A market for the nimble trader
October 7, 2022
We are now firmly into the wait and see period ahead of the release of today’s Non-Farm Payrolls. Consensus seems to be looking for around 250k job creations, compared with last month’s 315k.
Average hourly earnings are expected to slow to 5.1% YoY compared with 5.2% last month with the unemployment rate staying around 3.7%.
As usual, those numbers are highly anticipated with short dated options priced with an IV above 30% on the SPX.
Looking back at yesterday’s price action, we note that the SPX lost around 1% over the session while the NDX dropped 0.75%.

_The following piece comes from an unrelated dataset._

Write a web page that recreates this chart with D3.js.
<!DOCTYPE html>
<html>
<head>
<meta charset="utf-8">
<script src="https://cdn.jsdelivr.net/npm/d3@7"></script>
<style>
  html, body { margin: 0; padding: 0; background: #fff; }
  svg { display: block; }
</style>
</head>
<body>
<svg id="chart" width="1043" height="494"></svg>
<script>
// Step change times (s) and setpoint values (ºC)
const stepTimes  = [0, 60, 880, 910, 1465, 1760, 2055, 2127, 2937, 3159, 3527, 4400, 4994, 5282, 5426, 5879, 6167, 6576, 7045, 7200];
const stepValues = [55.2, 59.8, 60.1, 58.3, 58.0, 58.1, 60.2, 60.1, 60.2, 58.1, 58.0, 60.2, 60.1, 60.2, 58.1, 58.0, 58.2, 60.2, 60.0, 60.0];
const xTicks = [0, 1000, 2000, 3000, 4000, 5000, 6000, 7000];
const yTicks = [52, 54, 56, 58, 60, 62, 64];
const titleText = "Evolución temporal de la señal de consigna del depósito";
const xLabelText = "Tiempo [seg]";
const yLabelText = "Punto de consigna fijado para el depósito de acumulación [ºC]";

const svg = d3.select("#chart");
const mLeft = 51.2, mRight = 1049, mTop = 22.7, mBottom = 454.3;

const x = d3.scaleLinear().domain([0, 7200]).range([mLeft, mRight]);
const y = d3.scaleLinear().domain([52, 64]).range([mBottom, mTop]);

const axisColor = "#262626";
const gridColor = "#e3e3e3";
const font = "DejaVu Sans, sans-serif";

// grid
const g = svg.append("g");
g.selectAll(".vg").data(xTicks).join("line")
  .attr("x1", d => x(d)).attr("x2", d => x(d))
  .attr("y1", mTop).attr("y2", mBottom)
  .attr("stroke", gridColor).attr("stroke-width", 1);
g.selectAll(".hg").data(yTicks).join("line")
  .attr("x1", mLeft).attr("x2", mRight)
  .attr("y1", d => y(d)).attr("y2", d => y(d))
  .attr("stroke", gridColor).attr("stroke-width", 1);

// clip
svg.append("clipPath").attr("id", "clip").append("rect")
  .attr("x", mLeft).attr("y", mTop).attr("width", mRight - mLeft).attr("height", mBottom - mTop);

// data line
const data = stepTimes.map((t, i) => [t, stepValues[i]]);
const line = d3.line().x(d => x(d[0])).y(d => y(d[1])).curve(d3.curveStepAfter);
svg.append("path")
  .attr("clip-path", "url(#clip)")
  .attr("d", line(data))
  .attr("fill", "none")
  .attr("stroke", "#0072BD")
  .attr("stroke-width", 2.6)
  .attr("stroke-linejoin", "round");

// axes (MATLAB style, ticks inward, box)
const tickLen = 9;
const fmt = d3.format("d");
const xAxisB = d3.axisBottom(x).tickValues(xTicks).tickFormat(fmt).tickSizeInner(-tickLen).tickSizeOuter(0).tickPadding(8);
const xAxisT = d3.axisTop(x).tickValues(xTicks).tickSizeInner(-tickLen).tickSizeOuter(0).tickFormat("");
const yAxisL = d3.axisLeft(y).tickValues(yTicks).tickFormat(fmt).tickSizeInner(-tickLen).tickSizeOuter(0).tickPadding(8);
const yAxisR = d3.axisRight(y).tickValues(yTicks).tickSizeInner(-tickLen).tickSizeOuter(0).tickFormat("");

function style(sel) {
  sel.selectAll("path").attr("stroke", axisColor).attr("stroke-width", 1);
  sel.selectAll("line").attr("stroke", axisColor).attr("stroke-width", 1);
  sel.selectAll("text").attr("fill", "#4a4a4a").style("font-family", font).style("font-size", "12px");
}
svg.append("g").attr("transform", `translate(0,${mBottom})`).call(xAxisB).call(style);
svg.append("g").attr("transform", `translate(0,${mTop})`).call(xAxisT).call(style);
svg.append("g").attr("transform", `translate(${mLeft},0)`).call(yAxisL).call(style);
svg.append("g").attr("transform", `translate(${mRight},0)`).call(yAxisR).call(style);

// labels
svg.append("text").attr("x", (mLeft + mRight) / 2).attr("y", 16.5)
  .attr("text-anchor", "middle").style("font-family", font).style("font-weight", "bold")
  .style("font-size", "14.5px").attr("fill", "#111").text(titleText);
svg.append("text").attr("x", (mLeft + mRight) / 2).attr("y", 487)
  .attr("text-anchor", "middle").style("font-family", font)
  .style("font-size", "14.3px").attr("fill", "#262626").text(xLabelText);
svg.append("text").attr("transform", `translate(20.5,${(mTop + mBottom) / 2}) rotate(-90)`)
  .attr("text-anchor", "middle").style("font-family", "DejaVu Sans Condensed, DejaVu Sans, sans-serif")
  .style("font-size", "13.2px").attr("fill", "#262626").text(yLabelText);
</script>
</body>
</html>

Implied volatilities went up, driven by short-dated options as shown on the above term structure chart.
Options volumes remain elevated with around 2.5 million contracts trading over the day on the SPX.
Looking at yesterday’s volume, we continue to see very elevated short dated options volumes with almost 600k calls trading over the day and 620k puts representing respectively 56% and 47% of total call and put volumes.
Furthermore, looking at options expiring in October 2022, they represent 86% of the total call volume and 83% of the total put volumes.
The market’s focus on short dated options thus remains intact for now.
Over long timeframes, we note that around 18.8k of the Dec’22 4400 calls and 18k of the 30th Nov’22 4500 calls traded.
On the put side, the most active options (outside of very short dated ones) were the 30th Oct’22 3000 puts that printed 11.6k.
This type of options volume confirms a phenomenon we have pointed out in previous market updates which is that this type of market seems to favor short term traders over medium to long term investors. Themes change rapidly and the elevated volatility opens up the possibility of monetizing more frequent short-term dislocations.
This is also why today’s numbers receive a lot of attention.